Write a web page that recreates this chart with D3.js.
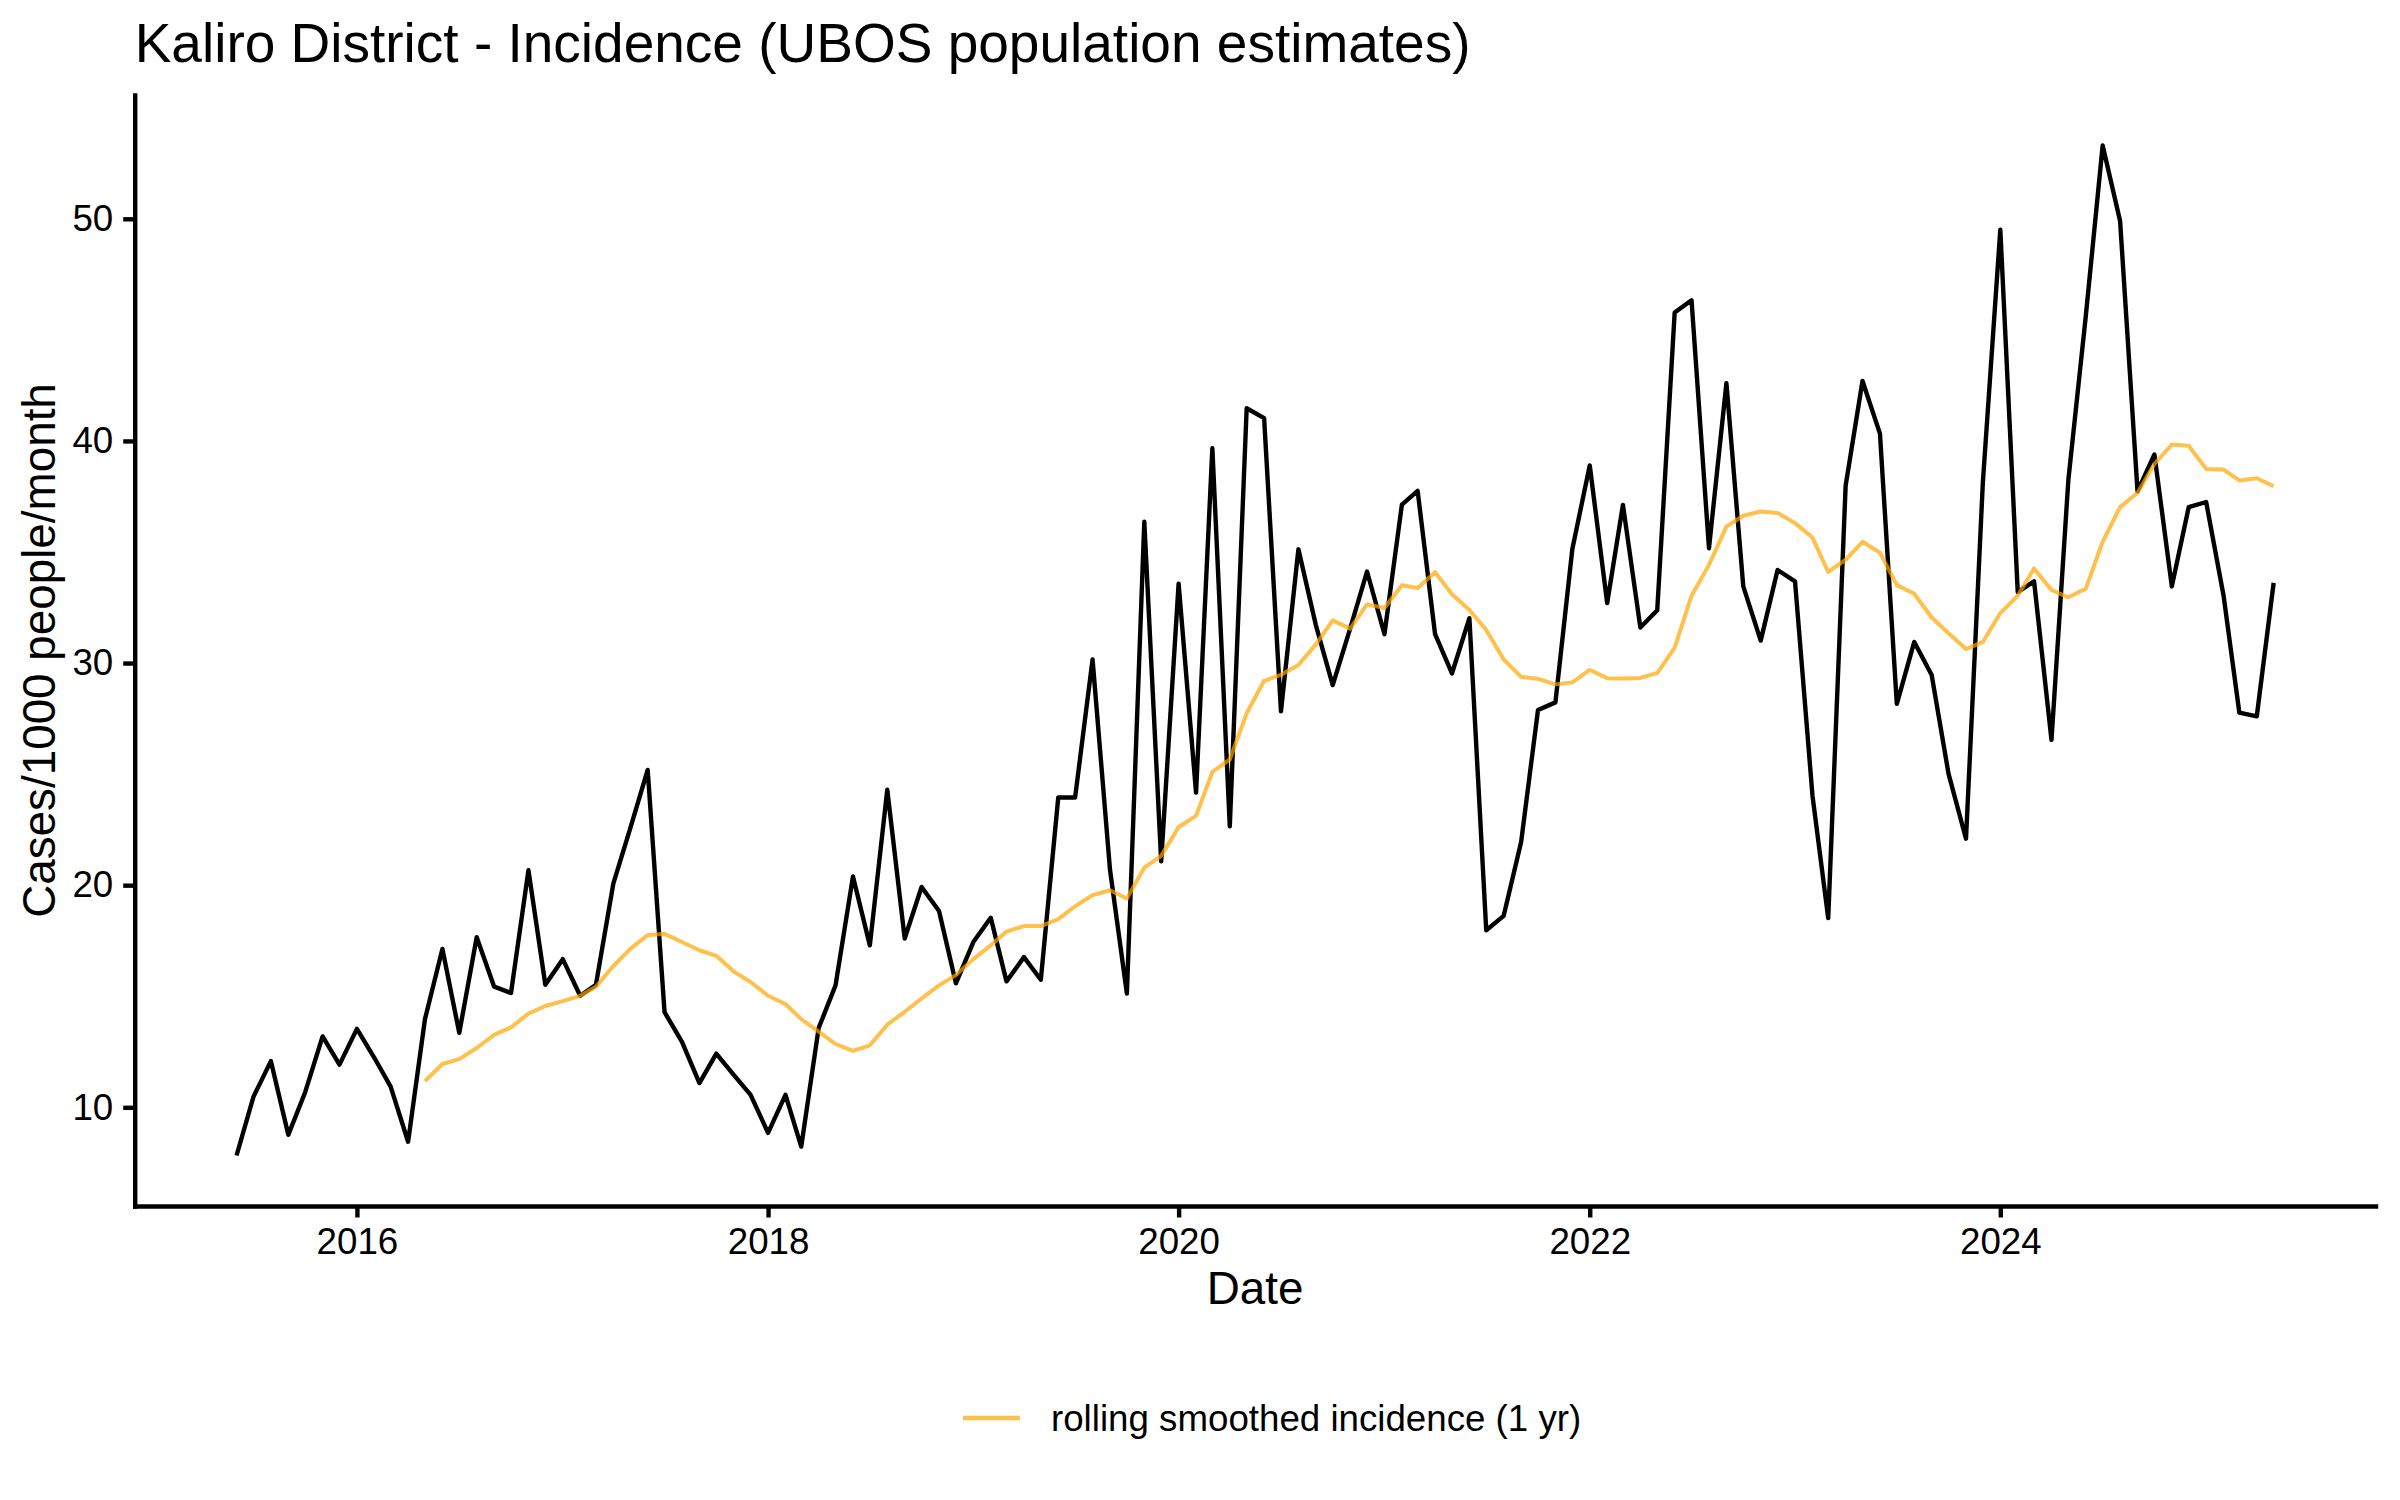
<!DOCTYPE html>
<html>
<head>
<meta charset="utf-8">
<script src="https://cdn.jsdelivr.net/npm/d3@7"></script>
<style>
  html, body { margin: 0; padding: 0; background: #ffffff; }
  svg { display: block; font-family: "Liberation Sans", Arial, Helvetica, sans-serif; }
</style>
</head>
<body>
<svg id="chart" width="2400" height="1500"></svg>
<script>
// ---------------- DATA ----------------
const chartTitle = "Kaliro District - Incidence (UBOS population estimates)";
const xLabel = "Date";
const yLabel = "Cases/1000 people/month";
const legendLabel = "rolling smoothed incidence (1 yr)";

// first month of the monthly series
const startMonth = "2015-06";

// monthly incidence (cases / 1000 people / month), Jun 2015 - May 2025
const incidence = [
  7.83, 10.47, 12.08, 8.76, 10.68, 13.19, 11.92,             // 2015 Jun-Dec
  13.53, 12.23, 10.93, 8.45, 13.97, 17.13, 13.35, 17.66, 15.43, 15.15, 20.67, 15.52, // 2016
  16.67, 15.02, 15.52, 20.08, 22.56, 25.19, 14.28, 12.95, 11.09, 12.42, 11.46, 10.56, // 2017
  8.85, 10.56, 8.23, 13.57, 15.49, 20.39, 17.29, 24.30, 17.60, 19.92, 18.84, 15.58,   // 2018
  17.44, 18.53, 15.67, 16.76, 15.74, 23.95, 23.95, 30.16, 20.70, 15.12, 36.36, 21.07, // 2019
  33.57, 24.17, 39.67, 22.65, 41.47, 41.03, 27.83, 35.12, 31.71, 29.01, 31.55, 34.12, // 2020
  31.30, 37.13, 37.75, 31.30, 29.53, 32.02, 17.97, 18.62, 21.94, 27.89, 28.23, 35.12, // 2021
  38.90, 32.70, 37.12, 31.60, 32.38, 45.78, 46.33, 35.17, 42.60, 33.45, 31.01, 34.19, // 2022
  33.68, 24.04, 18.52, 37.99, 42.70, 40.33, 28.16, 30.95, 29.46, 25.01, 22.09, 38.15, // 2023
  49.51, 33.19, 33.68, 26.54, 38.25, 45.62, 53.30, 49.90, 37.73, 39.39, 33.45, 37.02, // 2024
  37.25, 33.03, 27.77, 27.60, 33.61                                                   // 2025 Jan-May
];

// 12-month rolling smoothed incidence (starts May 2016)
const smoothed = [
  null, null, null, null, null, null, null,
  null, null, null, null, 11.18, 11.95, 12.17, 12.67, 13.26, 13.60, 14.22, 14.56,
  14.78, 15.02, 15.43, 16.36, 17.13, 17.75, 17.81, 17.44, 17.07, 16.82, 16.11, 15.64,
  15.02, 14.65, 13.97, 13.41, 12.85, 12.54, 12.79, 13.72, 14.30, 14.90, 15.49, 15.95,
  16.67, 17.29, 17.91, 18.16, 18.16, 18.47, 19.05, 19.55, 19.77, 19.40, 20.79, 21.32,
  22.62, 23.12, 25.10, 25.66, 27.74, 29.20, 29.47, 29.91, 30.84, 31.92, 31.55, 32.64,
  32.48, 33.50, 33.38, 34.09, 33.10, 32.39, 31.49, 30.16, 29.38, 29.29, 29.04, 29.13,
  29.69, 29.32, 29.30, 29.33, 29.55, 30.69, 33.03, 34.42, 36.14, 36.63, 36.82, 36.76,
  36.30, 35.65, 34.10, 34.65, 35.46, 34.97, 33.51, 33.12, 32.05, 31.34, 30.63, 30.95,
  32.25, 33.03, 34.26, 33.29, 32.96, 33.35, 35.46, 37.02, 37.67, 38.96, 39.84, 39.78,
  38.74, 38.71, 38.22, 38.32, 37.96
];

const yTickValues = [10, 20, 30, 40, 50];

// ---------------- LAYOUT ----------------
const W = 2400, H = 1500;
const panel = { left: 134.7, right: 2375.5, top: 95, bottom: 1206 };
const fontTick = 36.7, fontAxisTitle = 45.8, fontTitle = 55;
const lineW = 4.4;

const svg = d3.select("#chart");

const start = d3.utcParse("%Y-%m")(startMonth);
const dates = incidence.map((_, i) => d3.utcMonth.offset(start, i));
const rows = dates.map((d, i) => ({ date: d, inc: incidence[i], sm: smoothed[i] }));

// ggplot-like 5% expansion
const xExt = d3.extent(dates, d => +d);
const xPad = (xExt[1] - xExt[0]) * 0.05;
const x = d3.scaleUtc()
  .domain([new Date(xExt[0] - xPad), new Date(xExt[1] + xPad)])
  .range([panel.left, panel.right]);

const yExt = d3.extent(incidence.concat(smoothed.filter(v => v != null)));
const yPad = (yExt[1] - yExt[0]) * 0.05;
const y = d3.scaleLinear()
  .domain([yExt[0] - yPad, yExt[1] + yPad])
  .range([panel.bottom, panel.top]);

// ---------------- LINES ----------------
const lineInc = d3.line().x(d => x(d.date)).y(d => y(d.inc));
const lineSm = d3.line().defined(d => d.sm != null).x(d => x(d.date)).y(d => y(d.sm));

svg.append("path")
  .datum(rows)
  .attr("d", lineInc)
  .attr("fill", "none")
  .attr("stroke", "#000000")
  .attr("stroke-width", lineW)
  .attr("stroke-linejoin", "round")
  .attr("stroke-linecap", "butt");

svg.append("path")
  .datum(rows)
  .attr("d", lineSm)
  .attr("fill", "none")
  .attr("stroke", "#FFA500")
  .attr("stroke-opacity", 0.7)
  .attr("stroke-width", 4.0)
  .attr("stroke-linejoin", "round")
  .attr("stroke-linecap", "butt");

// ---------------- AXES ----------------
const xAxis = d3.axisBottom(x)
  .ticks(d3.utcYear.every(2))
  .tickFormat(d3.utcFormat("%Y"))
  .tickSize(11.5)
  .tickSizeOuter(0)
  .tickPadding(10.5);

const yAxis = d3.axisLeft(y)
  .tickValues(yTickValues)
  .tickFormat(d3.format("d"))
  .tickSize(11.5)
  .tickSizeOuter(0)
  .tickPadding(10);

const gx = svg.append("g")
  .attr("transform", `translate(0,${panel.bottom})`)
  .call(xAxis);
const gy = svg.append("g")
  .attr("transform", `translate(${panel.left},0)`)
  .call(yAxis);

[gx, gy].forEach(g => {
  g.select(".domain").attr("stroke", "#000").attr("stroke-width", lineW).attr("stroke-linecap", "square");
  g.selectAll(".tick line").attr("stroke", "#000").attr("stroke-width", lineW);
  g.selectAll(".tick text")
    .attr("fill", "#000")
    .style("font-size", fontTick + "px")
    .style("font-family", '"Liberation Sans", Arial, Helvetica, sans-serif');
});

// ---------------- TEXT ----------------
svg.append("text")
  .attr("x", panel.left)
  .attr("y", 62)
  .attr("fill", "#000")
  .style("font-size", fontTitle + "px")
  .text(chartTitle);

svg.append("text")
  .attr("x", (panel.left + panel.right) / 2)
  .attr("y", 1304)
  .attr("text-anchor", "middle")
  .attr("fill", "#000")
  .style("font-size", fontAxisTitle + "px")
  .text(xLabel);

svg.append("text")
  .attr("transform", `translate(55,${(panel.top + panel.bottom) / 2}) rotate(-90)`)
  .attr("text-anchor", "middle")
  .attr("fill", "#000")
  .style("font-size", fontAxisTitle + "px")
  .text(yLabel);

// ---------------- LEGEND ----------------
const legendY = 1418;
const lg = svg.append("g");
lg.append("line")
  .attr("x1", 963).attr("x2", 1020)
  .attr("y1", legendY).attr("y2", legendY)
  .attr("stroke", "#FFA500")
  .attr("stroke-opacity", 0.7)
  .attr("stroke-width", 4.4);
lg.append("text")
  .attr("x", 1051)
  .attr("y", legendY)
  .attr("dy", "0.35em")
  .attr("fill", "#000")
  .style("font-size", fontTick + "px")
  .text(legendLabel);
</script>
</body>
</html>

━━━

* [Directive]: Write out the full listing verbatim, excluding its pictures.

* [The output]:
Write a web page that recreates this chart with D3.js.
<!DOCTYPE html>
<html>
<head>
<meta charset="utf-8">
<script src="https://cdn.jsdelivr.net/npm/d3@7"></script>
<style>
  html, body { margin: 0; padding: 0; background: #ffffff; }
  svg { display: block; font-family: "Liberation Sans", Arial, Helvetica, sans-serif; }
</style>
</head>
<body>
<svg id="chart" width="2400" height="1500"></svg>
<script>
// ---------------- DATA ----------------
const chartTitle = "Kaliro District - Incidence (UBOS population estimates)";
const xLabel = "Date";
const yLabel = "Cases/1000 people/month";
const legendLabel = "rolling smoothed incidence (1 yr)";

// first month of the monthly series
const startMonth = "2015-06";

// monthly incidence (cases / 1000 people / month), Jun 2015 - May 2025
const incidence = [
  7.83, 10.47, 12.08, 8.76, 10.68, 13.19, 11.92,             // 2015 Jun-Dec
  13.53, 12.23, 10.93, 8.45, 13.97, 17.13, 13.35, 17.66, 15.43, 15.15, 20.67, 15.52, // 2016
  16.67, 15.02, 15.52, 20.08, 22.56, 25.19, 14.28, 12.95, 11.09, 12.42, 11.46, 10.56, // 2017
  8.85, 10.56, 8.23, 13.57, 15.49, 20.39, 17.29, 24.30, 17.60, 19.92, 18.84, 15.58,   // 2018
  17.44, 18.53, 15.67, 16.76, 15.74, 23.95, 23.95, 30.16, 20.70, 15.12, 36.36, 21.07, // 2019
  33.57, 24.17, 39.67, 22.65, 41.47, 41.03, 27.83, 35.12, 31.71, 29.01, 31.55, 34.12, // 2020
  31.30, 37.13, 37.75, 31.30, 29.53, 32.02, 17.97, 18.62, 21.94, 27.89, 28.23, 35.12, // 2021
  38.90, 32.70, 37.12, 31.60, 32.38, 45.78, 46.33, 35.17, 42.60, 33.45, 31.01, 34.19, // 2022
  33.68, 24.04, 18.52, 37.99, 42.70, 40.33, 28.16, 30.95, 29.46, 25.01, 22.09, 38.15, // 2023
  49.51, 33.19, 33.68, 26.54, 38.25, 45.62, 53.30, 49.90, 37.73, 39.39, 33.45, 37.02, // 2024
  37.25, 33.03, 27.77, 27.60, 33.61                                                   // 2025 Jan-May
];

// 12-month rolling smoothed incidence (starts May 2016)
const smoothed = [
  null, null, null, null, null, null, null,
  null, null, null, null, 11.18, 11.95, 12.17, 12.67, 13.26, 13.60, 14.22, 14.56,
  14.78, 15.02, 15.43, 16.36, 17.13, 17.75, 17.81, 17.44, 17.07, 16.82, 16.11, 15.64,
  15.02, 14.65, 13.97, 13.41, 12.85, 12.54, 12.79, 13.72, 14.30, 14.90, 15.49, 15.95,
  16.67, 17.29, 17.91, 18.16, 18.16, 18.47, 19.05, 19.55, 19.77, 19.40, 20.79, 21.32,
  22.62, 23.12, 25.10, 25.66, 27.74, 29.20, 29.47, 29.91, 30.84, 31.92, 31.55, 32.64,
  32.48, 33.50, 33.38, 34.09, 33.10, 32.39, 31.49, 30.16, 29.38, 29.29, 29.04, 29.13,
  29.69, 29.32, 29.30, 29.33, 29.55, 30.69, 33.03, 34.42, 36.14, 36.63, 36.82, 36.76,
  36.30, 35.65, 34.10, 34.65, 35.46, 34.97, 33.51, 33.12, 32.05, 31.34, 30.63, 30.95,
  32.25, 33.03, 34.26, 33.29, 32.96, 33.35, 35.46, 37.02, 37.67, 38.96, 39.84, 39.78,
  38.74, 38.71, 38.22, 38.32, 37.96
];

const yTickValues = [10, 20, 30, 40, 50];

// ---------------- LAYOUT ----------------
const W = 2400, H = 1500;
const panel = { left: 134.7, right: 2375.5, top: 95, bottom: 1206 };
const fontTick = 36.7, fontAxisTitle = 45.8, fontTitle = 55;
const lineW = 4.4;

const svg = d3.select("#chart");

const start = d3.utcParse("%Y-%m")(startMonth);
const dates = incidence.map((_, i) => d3.utcMonth.offset(start, i));
const rows = dates.map((d, i) => ({ date: d, inc: incidence[i], sm: smoothed[i] }));

// ggplot-like 5% expansion
const xExt = d3.extent(dates, d => +d);
const xPad = (xExt[1] - xExt[0]) * 0.05;
const x = d3.scaleUtc()
  .domain([new Date(xExt[0] - xPad), new Date(xExt[1] + xPad)])
  .range([panel.left, panel.right]);

const yExt = d3.extent(incidence.concat(smoothed.filter(v => v != null)));
const yPad = (yExt[1] - yExt[0]) * 0.05;
const y = d3.scaleLinear()
  .domain([yExt[0] - yPad, yExt[1] + yPad])
  .range([panel.bottom, panel.top]);

// ---------------- LINES ----------------
const lineInc = d3.line().x(d => x(d.date)).y(d => y(d.inc));
const lineSm = d3.line().defined(d => d.sm != null).x(d => x(d.date)).y(d => y(d.sm));

svg.append("path")
  .datum(rows)
  .attr("d", lineInc)
  .attr("fill", "none")
  .attr("stroke", "#000000")
  .attr("stroke-width", lineW)
  .attr("stroke-linejoin", "round")
  .attr("stroke-linecap", "butt");

svg.append("path")
  .datum(rows)
  .attr("d", lineSm)
  .attr("fill", "none")
  .attr("stroke", "#FFA500")
  .attr("stroke-opacity", 0.7)
  .attr("stroke-width", 4.0)
  .attr("stroke-linejoin", "round")
  .attr("stroke-linecap", "butt");

// ---------------- AXES ----------------
const xAxis = d3.axisBottom(x)
  .ticks(d3.utcYear.every(2))
  .tickFormat(d3.utcFormat("%Y"))
  .tickSize(11.5)
  .tickSizeOuter(0)
  .tickPadding(10.5);

const yAxis = d3.axisLeft(y)
  .tickValues(yTickValues)
  .tickFormat(d3.format("d"))
  .tickSize(11.5)
  .tickSizeOuter(0)
  .tickPadding(10);

const gx = svg.append("g")
  .attr("transform", `translate(0,${panel.bottom})`)
  .call(xAxis);
const gy = svg.append("g")
  .attr("transform", `translate(${panel.left},0)`)
  .call(yAxis);

[gx, gy].forEach(g => {
  g.select(".domain").attr("stroke", "#000").attr("stroke-width", lineW).attr("stroke-linecap", "square");
  g.selectAll(".tick line").attr("stroke", "#000").attr("stroke-width", lineW);
  g.selectAll(".tick text")
    .attr("fill", "#000")
    .style("font-size", fontTick + "px")
    .style("font-family", '"Liberation Sans", Arial, Helvetica, sans-serif');
});

// ---------------- TEXT ----------------
svg.append("text")
  .attr("x", panel.left)
  .attr("y", 62)
  .attr("fill", "#000")
  .style("font-size", fontTitle + "px")
  .text(chartTitle);

svg.append("text")
  .attr("x", (panel.left + panel.right) / 2)
  .attr("y", 1304)
  .attr("text-anchor", "middle")
  .attr("fill", "#000")
  .style("font-size", fontAxisTitle + "px")
  .text(xLabel);

svg.append("text")
  .attr("transform", `translate(55,${(panel.top + panel.bottom) / 2}) rotate(-90)`)
  .attr("text-anchor", "middle")
  .attr("fill", "#000")
  .style("font-size", fontAxisTitle + "px")
  .text(yLabel);

// ---------------- LEGEND ----------------
const legendY = 1418;
const lg = svg.append("g");
lg.append("line")
  .attr("x1", 963).attr("x2", 1020)
  .attr("y1", legendY).attr("y2", legendY)
  .attr("stroke", "#FFA500")
  .attr("stroke-opacity", 0.7)
  .attr("stroke-width", 4.4);
lg.append("text")
  .attr("x", 1051)
  .attr("y", legendY)
  .attr("dy", "0.35em")
  .attr("fill", "#000")
  .style("font-size", fontTick + "px")
  .text(legendLabel);
</script>
</body>
</html>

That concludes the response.